The contentious race pits Rettig against Republican Lori Cardella and mirrors the ideological schism playing out across the country.

Rettig is the consummate Johnson County Democrat; in Cardella, Johnson County has its own miasma of Tea Partyism, its very own Marco Rubio.

I hope Cardella gets crushed.

Cardella, while at the vanguard of the campaign for a special election, is the ostensible citizen advocate. In her drive to represent the “VOICE of the people,” as she claims on her website, she simultaneously supports stripping away citizen power.

Let me explain.

Democracy is premised on the notion that no citizen is above the law, nor is he or she inherently more qualified to affect the democratic process. With millions in campaign contributions, vast gulfs between the rich and poor, an educational inequities, it’s an obviously unrealized ideal.

The remedy, however, is to continue striving for a fairer, more equitable government — not undermine its very power, as Cardella and other small-government conservatives seek.

Cardella and other small-government advocates, in their drive to check supposedly tyrannical governments, concurrently weaken citizen power because they exalt the free market, rather than democratic governance. In doing so, they erode citizen power itself with their indignant questioning of democratic decision-making.

Electing an anti-government polemicist such as Cardella to be a county supervisor would be a little like having a Marxist run a Fortune 500 company — it just doesn’t make sense.

While her special-election signature drive was a win for democracy, it’s also why Cardella’s anti-government ideas are so troubling.

The incongruity is lost on her, as well as many others. With the troubling rise of the right-wing populist “tea-baggers,” it’s vital that progressives — and really, anyone concerned with citizen power — push back against these commonly accepted anti-government talking points.

While democratic governments are based on both freedom, equality, and the inherent worth of each citizen, the private sector’s lexicon is limited to questions of wages, consumption, and profitability.

Which is fine when you’re concerned with how many coffee shops Iowa City should have or how many six-packs of Fat Tire that John’s Grocery should purchase in a given month.

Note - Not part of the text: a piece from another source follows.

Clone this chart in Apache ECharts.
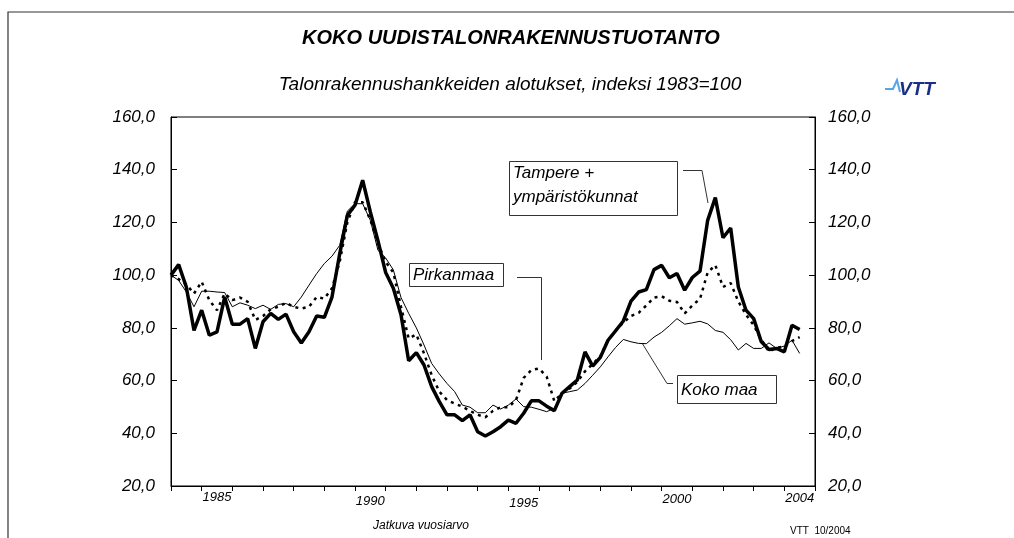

What we should challenge, however, is the supposed infallibility, efficacy, and innate morality of the private sector.

Planning and zoning is a perfect example.

For Cardella, it’s a government usurpation.

“I am of the opinion, that the very existence of planning and zoning and the land-use plan implies that someone or thing has more control over one’s property than the private citizen,” Cardella states on her website.

For democratic governments, however, it’s a way of determining the aesthetics of a community or setting parameters businesses must abide by. Planning and zoning is why we have community areas such as the Pedestrian Mall, rather than a generic downtown.

This shouldn’t be taken as a personal diatribe against Cardella. The Solon resident is an active community member, a UI graduate, and, in my experience, a pleasant and amiable person.

But those concerned with the autonomy of citizens should reject the ideas of her and other anti-government zealots.

As legendary community organizer Saul Alinsky once wrote, “‘To lose your ‘identity’ as a citizen of democracy is but a step from losing your identity as a person.”

The election of Cardella and others like her would be a step in that direction.